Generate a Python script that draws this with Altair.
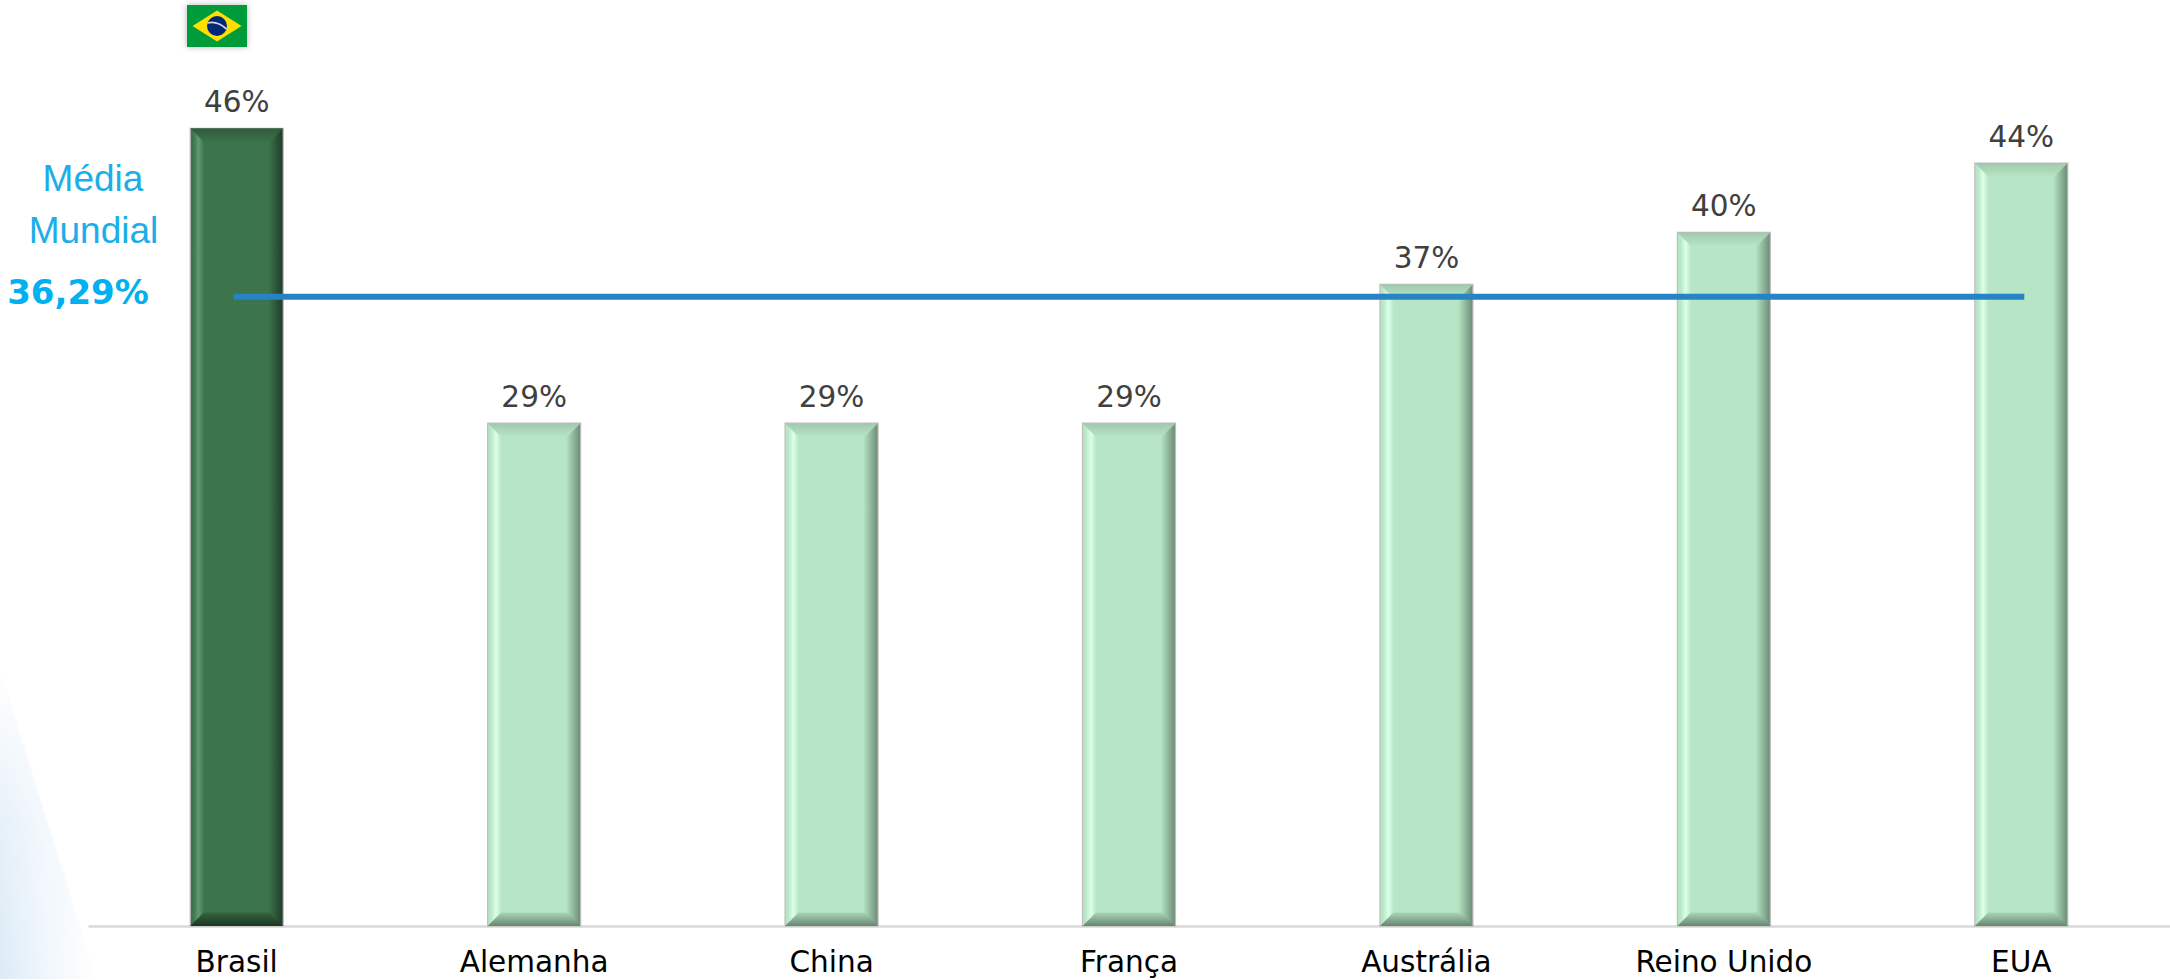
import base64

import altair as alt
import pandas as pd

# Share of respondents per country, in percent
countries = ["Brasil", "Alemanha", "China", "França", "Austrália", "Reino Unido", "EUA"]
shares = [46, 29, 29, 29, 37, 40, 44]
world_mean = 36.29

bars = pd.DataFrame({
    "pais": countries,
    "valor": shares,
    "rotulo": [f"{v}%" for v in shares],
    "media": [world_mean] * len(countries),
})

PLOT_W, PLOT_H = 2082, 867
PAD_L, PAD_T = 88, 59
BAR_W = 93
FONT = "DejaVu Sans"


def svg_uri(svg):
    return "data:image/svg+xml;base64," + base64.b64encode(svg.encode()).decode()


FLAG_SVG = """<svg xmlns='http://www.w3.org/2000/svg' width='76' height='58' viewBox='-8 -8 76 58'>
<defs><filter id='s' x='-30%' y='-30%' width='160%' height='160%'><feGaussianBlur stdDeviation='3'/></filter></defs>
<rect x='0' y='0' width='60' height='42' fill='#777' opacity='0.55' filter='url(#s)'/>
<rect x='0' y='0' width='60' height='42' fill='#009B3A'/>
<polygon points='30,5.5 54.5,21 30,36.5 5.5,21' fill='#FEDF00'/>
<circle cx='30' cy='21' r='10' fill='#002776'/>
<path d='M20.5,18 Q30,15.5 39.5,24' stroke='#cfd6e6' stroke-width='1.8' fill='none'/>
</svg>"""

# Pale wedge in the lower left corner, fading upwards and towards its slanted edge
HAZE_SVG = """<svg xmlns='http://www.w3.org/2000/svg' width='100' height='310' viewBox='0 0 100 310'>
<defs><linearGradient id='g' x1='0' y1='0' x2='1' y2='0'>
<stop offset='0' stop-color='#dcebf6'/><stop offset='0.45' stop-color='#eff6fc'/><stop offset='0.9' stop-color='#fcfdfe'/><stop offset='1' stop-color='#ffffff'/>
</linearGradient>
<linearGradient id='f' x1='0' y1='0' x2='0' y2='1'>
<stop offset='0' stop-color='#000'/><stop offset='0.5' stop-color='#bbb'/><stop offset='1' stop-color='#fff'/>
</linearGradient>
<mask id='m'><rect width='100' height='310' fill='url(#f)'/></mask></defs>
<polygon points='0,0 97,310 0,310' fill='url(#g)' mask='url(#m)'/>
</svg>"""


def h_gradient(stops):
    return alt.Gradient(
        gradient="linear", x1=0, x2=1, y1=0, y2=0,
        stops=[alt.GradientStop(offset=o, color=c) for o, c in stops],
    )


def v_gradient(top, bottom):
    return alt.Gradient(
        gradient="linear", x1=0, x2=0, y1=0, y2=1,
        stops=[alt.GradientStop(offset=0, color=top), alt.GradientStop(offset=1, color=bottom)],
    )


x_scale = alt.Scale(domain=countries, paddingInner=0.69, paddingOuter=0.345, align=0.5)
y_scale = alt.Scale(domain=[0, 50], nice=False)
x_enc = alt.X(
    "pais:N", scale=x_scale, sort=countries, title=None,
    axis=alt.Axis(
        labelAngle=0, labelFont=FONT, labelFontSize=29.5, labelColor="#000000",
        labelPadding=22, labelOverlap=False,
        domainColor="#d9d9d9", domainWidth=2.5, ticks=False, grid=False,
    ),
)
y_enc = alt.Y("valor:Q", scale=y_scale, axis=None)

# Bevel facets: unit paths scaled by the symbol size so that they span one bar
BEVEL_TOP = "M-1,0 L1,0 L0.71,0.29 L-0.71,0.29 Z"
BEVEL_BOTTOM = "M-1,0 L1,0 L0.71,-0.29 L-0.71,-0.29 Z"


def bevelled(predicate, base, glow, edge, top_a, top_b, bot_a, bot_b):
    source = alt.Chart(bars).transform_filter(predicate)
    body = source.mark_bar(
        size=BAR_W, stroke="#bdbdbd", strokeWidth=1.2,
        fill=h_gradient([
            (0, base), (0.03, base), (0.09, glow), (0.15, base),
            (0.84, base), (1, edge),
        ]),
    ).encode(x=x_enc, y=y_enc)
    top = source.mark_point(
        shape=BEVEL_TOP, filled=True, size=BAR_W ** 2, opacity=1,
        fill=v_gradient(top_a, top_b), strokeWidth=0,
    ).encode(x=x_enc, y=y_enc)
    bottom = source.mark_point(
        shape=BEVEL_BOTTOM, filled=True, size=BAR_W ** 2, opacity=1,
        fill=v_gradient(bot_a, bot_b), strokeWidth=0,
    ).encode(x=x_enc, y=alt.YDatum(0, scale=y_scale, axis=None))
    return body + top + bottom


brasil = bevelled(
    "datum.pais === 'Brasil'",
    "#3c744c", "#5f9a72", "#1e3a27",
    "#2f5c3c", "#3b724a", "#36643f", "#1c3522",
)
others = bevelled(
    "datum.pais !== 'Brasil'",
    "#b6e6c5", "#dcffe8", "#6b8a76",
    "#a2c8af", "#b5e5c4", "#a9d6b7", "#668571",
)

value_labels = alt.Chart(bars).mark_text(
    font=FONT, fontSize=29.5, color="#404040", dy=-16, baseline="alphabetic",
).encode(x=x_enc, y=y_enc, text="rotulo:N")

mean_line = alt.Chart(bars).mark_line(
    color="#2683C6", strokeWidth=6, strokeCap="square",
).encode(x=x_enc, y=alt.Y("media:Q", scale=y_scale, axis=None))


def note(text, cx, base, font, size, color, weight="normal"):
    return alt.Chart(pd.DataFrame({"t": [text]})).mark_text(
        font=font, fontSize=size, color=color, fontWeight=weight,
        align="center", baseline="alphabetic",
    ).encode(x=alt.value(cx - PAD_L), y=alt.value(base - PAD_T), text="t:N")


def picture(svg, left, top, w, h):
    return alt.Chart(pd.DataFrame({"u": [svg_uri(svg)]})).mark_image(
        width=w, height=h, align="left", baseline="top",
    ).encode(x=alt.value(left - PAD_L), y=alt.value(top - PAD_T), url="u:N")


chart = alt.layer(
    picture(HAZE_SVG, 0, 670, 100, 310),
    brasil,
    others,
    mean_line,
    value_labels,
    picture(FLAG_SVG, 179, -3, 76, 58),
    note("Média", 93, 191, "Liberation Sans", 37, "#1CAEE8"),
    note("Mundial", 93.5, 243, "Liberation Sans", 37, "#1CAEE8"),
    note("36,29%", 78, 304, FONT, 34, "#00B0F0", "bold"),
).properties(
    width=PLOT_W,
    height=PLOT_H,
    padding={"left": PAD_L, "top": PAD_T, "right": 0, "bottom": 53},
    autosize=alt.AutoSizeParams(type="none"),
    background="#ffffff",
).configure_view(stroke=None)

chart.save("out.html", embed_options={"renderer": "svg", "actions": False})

——

Retype everything in the material word for word, minus pictures.

Generate a Python script that draws this with Altair.
import base64

import altair as alt
import pandas as pd

# Share of respondents per country, in percent
countries = ["Brasil", "Alemanha", "China", "França", "Austrália", "Reino Unido", "EUA"]
shares = [46, 29, 29, 29, 37, 40, 44]
world_mean = 36.29

bars = pd.DataFrame({
    "pais": countries,
    "valor": shares,
    "rotulo": [f"{v}%" for v in shares],
    "media": [world_mean] * len(countries),
})

PLOT_W, PLOT_H = 2082, 867
PAD_L, PAD_T = 88, 59
BAR_W = 93
FONT = "DejaVu Sans"


def svg_uri(svg):
    return "data:image/svg+xml;base64," + base64.b64encode(svg.encode()).decode()


FLAG_SVG = """<svg xmlns='http://www.w3.org/2000/svg' width='76' height='58' viewBox='-8 -8 76 58'>
<defs><filter id='s' x='-30%' y='-30%' width='160%' height='160%'><feGaussianBlur stdDeviation='3'/></filter></defs>
<rect x='0' y='0' width='60' height='42' fill='#777' opacity='0.55' filter='url(#s)'/>
<rect x='0' y='0' width='60' height='42' fill='#009B3A'/>
<polygon points='30,5.5 54.5,21 30,36.5 5.5,21' fill='#FEDF00'/>
<circle cx='30' cy='21' r='10' fill='#002776'/>
<path d='M20.5,18 Q30,15.5 39.5,24' stroke='#cfd6e6' stroke-width='1.8' fill='none'/>
</svg>"""

# Pale wedge in the lower left corner, fading upwards and towards its slanted edge
HAZE_SVG = """<svg xmlns='http://www.w3.org/2000/svg' width='100' height='310' viewBox='0 0 100 310'>
<defs><linearGradient id='g' x1='0' y1='0' x2='1' y2='0'>
<stop offset='0' stop-color='#dcebf6'/><stop offset='0.45' stop-color='#eff6fc'/><stop offset='0.9' stop-color='#fcfdfe'/><stop offset='1' stop-color='#ffffff'/>
</linearGradient>
<linearGradient id='f' x1='0' y1='0' x2='0' y2='1'>
<stop offset='0' stop-color='#000'/><stop offset='0.5' stop-color='#bbb'/><stop offset='1' stop-color='#fff'/>
</linearGradient>
<mask id='m'><rect width='100' height='310' fill='url(#f)'/></mask></defs>
<polygon points='0,0 97,310 0,310' fill='url(#g)' mask='url(#m)'/>
</svg>"""


def h_gradient(stops):
    return alt.Gradient(
        gradient="linear", x1=0, x2=1, y1=0, y2=0,
        stops=[alt.GradientStop(offset=o, color=c) for o, c in stops],
    )


def v_gradient(top, bottom):
    return alt.Gradient(
        gradient="linear", x1=0, x2=0, y1=0, y2=1,
        stops=[alt.GradientStop(offset=0, color=top), alt.GradientStop(offset=1, color=bottom)],
    )


x_scale = alt.Scale(domain=countries, paddingInner=0.69, paddingOuter=0.345, align=0.5)
y_scale = alt.Scale(domain=[0, 50], nice=False)
x_enc = alt.X(
    "pais:N", scale=x_scale, sort=countries, title=None,
    axis=alt.Axis(
        labelAngle=0, labelFont=FONT, labelFontSize=29.5, labelColor="#000000",
        labelPadding=22, labelOverlap=False,
        domainColor="#d9d9d9", domainWidth=2.5, ticks=False, grid=False,
    ),
)
y_enc = alt.Y("valor:Q", scale=y_scale, axis=None)

# Bevel facets: unit paths scaled by the symbol size so that they span one bar
BEVEL_TOP = "M-1,0 L1,0 L0.71,0.29 L-0.71,0.29 Z"
BEVEL_BOTTOM = "M-1,0 L1,0 L0.71,-0.29 L-0.71,-0.29 Z"


def bevelled(predicate, base, glow, edge, top_a, top_b, bot_a, bot_b):
    source = alt.Chart(bars).transform_filter(predicate)
    body = source.mark_bar(
        size=BAR_W, stroke="#bdbdbd", strokeWidth=1.2,
        fill=h_gradient([
            (0, base), (0.03, base), (0.09, glow), (0.15, base),
            (0.84, base), (1, edge),
        ]),
    ).encode(x=x_enc, y=y_enc)
    top = source.mark_point(
        shape=BEVEL_TOP, filled=True, size=BAR_W ** 2, opacity=1,
        fill=v_gradient(top_a, top_b), strokeWidth=0,
    ).encode(x=x_enc, y=y_enc)
    bottom = source.mark_point(
        shape=BEVEL_BOTTOM, filled=True, size=BAR_W ** 2, opacity=1,
        fill=v_gradient(bot_a, bot_b), strokeWidth=0,
    ).encode(x=x_enc, y=alt.YDatum(0, scale=y_scale, axis=None))
    return body + top + bottom


brasil = bevelled(
    "datum.pais === 'Brasil'",
    "#3c744c", "#5f9a72", "#1e3a27",
    "#2f5c3c", "#3b724a", "#36643f", "#1c3522",
)
others = bevelled(
    "datum.pais !== 'Brasil'",
    "#b6e6c5", "#dcffe8", "#6b8a76",
    "#a2c8af", "#b5e5c4", "#a9d6b7", "#668571",
)

value_labels = alt.Chart(bars).mark_text(
    font=FONT, fontSize=29.5, color="#404040", dy=-16, baseline="alphabetic",
).encode(x=x_enc, y=y_enc, text="rotulo:N")

mean_line = alt.Chart(bars).mark_line(
    color="#2683C6", strokeWidth=6, strokeCap="square",
).encode(x=x_enc, y=alt.Y("media:Q", scale=y_scale, axis=None))


def note(text, cx, base, font, size, color, weight="normal"):
    return alt.Chart(pd.DataFrame({"t": [text]})).mark_text(
        font=font, fontSize=size, color=color, fontWeight=weight,
        align="center", baseline="alphabetic",
    ).encode(x=alt.value(cx - PAD_L), y=alt.value(base - PAD_T), text="t:N")


def picture(svg, left, top, w, h):
    return alt.Chart(pd.DataFrame({"u": [svg_uri(svg)]})).mark_image(
        width=w, height=h, align="left", baseline="top",
    ).encode(x=alt.value(left - PAD_L), y=alt.value(top - PAD_T), url="u:N")


chart = alt.layer(
    picture(HAZE_SVG, 0, 670, 100, 310),
    brasil,
    others,
    mean_line,
    value_labels,
    picture(FLAG_SVG, 179, -3, 76, 58),
    note("Média", 93, 191, "Liberation Sans", 37, "#1CAEE8"),
    note("Mundial", 93.5, 243, "Liberation Sans", 37, "#1CAEE8"),
    note("36,29%", 78, 304, FONT, 34, "#00B0F0", "bold"),
).properties(
    width=PLOT_W,
    height=PLOT_H,
    padding={"left": PAD_L, "top": PAD_T, "right": 0, "bottom": 53},
    autosize=alt.AutoSizeParams(type="none"),
    background="#ffffff",
).configure_view(stroke=None)

chart.save("out.html", embed_options={"renderer": "svg", "actions": False})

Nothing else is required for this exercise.